## START
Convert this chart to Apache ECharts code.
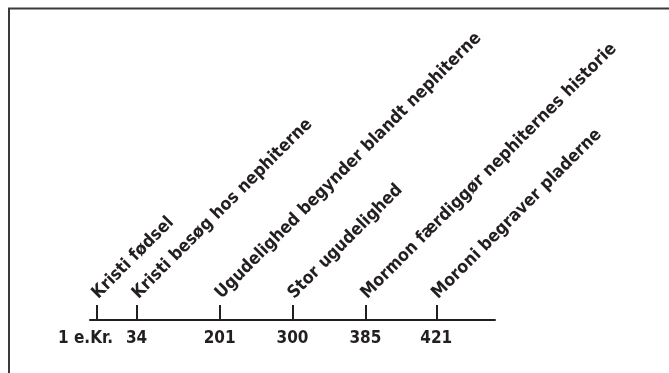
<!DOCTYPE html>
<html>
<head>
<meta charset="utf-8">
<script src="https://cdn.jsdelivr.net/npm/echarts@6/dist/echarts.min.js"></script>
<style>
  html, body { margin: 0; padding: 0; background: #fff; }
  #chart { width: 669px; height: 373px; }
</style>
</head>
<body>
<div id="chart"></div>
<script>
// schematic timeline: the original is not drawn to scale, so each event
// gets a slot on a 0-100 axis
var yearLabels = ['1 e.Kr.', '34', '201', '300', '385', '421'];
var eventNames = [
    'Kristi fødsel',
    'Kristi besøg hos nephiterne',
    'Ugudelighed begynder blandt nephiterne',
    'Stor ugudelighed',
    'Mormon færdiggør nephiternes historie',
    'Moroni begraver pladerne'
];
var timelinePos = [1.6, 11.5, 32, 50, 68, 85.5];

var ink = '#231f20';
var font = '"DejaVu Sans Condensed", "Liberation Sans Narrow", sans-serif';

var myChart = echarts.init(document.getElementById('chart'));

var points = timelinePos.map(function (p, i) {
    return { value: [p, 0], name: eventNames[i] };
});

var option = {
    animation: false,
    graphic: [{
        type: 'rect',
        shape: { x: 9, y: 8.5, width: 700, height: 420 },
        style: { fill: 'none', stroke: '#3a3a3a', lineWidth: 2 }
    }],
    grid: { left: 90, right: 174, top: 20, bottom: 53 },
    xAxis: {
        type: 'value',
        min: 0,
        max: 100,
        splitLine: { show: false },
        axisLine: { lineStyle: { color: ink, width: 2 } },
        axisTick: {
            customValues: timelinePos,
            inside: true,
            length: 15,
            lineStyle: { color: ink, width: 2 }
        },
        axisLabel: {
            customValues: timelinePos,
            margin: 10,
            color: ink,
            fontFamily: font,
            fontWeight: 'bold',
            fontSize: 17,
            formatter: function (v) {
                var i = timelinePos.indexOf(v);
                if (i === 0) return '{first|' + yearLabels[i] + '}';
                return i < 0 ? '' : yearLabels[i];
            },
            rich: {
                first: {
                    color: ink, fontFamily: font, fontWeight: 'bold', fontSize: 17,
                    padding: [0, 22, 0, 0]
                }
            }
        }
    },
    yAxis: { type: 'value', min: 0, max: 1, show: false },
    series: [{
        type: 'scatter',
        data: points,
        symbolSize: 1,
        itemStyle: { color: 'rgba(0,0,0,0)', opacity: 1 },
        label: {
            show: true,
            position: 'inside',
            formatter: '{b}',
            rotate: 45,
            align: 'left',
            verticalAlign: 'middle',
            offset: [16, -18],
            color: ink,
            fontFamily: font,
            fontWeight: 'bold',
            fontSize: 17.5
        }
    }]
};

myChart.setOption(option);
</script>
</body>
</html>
## END
Task objective:
Set the lines above down again, word for word, from the first through the one containing "var timelinePos = [1.6, 11.5, 32, 50, 68, 85.5];"; pictures excluded.

Solution for this task:
Convert this chart to Apache ECharts code.
<!DOCTYPE html>
<html>
<head>
<meta charset="utf-8">
<script src="https://cdn.jsdelivr.net/npm/echarts@6/dist/echarts.min.js"></script>
<style>
  html, body { margin: 0; padding: 0; background: #fff; }
  #chart { width: 669px; height: 373px; }
</style>
</head>
<body>
<div id="chart"></div>
<script>
// schematic timeline: the original is not drawn to scale, so each event
// gets a slot on a 0-100 axis
var yearLabels = ['1 e.Kr.', '34', '201', '300', '385', '421'];
var eventNames = [
    'Kristi fødsel',
    'Kristi besøg hos nephiterne',
    'Ugudelighed begynder blandt nephiterne',
    'Stor ugudelighed',
    'Mormon færdiggør nephiternes historie',
    'Moroni begraver pladerne'
];
var timelinePos = [1.6, 11.5, 32, 50, 68, 85.5];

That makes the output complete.